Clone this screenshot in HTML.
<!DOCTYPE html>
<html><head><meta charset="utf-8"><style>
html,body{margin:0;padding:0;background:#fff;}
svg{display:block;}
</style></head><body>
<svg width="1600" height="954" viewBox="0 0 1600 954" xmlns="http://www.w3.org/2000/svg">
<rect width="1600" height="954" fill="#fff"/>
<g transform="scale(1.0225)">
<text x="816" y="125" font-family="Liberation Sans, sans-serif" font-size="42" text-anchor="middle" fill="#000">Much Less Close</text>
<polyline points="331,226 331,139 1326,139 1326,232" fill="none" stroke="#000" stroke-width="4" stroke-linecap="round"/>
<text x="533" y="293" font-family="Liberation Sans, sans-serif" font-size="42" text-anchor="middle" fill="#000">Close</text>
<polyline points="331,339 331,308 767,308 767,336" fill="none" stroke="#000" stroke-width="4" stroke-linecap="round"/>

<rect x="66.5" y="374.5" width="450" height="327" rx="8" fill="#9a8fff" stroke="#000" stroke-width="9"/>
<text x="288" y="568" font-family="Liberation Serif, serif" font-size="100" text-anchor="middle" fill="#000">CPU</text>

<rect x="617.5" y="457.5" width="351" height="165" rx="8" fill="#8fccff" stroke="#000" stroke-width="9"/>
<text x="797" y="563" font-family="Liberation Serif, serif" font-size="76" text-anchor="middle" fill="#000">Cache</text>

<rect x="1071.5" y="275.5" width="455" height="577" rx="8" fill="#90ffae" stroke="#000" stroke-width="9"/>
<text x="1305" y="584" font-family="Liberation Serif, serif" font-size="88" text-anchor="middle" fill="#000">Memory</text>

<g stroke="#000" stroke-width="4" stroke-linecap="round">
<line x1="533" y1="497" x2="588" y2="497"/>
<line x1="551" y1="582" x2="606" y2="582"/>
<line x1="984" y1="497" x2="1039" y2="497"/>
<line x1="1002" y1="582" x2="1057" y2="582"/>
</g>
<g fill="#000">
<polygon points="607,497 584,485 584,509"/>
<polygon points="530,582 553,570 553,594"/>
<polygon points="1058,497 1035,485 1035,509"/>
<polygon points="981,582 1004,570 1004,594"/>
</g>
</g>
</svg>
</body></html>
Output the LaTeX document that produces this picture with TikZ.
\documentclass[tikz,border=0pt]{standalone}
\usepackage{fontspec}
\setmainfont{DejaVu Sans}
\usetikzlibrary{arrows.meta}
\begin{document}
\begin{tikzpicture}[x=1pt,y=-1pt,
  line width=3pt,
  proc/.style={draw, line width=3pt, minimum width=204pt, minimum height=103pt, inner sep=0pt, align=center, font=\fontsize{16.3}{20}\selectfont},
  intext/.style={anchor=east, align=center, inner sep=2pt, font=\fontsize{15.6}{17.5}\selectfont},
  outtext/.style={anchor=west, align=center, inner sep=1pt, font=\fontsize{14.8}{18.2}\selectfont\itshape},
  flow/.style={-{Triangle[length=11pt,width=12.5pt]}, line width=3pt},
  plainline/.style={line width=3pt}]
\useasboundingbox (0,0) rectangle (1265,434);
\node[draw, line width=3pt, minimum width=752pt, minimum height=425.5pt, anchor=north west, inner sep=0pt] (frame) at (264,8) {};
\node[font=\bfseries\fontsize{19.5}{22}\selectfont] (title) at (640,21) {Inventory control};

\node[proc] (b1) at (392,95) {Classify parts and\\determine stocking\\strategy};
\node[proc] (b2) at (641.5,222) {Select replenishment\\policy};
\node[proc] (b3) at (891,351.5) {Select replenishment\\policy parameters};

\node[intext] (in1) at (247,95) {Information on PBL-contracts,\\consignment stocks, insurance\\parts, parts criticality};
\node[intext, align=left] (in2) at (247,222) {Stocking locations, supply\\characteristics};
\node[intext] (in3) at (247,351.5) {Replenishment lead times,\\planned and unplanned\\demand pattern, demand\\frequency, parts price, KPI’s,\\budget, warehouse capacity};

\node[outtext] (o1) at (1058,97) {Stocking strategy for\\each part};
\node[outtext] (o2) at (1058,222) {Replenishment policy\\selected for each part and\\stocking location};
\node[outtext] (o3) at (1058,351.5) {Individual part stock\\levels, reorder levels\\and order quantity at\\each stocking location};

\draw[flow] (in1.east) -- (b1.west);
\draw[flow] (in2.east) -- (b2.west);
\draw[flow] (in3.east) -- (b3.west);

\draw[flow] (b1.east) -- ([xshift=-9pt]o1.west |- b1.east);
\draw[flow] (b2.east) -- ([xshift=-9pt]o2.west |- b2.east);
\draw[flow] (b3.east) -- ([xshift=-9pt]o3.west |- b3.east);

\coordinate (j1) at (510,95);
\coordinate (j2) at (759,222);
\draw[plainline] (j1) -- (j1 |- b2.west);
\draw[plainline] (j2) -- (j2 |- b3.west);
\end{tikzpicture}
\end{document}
━━━━━━━━━━━━━━━━
AIM:
Identify the lines in the entries above that contain "this", then copy them out.

FULL ANSWER:
Clone this screenshot in HTML.
Output the LaTeX document that produces this picture with TikZ.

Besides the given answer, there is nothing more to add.